Saya sering mendapati obrolan paling jujur justru lahir di atas meja kecil, dengan secangkir kopi pahit sebagai teman. Di sana orang berbicara tanpa topeng. Tentang rumah yang tak harmonis, gaji yang tak cukup, atau impian yang tak kunjung terwujud. Pahitnya kopi seolah menjadi medium untuk membuka hati. Mengakui bahwa hidup ini tak selalu menang, tak selalu lurus, tak selalu sesuai rencana.
Namun, bukankah justru di situlah kita belajar bertumbuh?

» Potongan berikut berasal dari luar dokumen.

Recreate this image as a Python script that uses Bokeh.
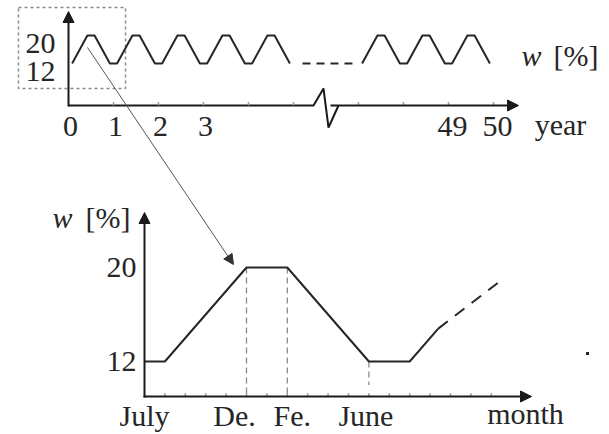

Kopi pahit bukan sekadar minuman, ia adalah simbol keberanian. Keberanian untuk menelan kenyataan. Ia mengajarkan kita bahwa tak apa merasa getir. Tak apa gagal. Tak apa kecewa. Yang penting, kita terus hidup, terus berjalan, terus menyeduh hari meski tidak manis. Karena seperti kopi, hidup tidak selalu harus manis untuk bisa membuat kita terjaga.
Pahit juga bisa membentuk karakter. Di dunia kerja, dalam hubungan, atau dalam perjuangan apa pun, mereka yang mampu bertahan bukanlah yang selalu dikelilingi kemudahan, tapi justru mereka yang pernah merasakan getir, menelan kepahitan, dan tetap berdiri. Mereka yang mampu menemukan makna di balik rasa tak menyenangkan.
Dan menariknya, kopi pahit justru punya penggemar setia. Orang-orang yang telah berdamai dengan rasa getir, yang tidak lagi mengejar sensasi manis semu, tapi mencari kedalaman rasa. Mereka ini bukan pecinta gula, tapi pecinta makna. Mereka paham bahwa pahit bukan musuh, melainkan bagian dari keutuhan rasa hidup.
Di balik secangkir kopi pahit, ada filosofi kesederhanaan. Kita tak butuh banyak tambahan untuk menikmati hidup. Terkadang, yang paling kita butuhkan hanyalah momen untuk diam sejenak, merenung, dan menyadari bahwa apa yang kita hadapi hari ini—meski tidak sempurna—adalah bagian dari proses menjadi utuh.
Maka, jika hari ini hidup terasa pahit, mungkin itu bukan sesuatu yang harus segera dihindari. Mungkin itu adalah fase di mana kita diajak belajar. Belajar sabar, belajar kuat, belajar menerima. Seperti halnya secangkir kopi pahit—yang justru menghangatkan, bukan meski pahit, tapi karena ia pahit.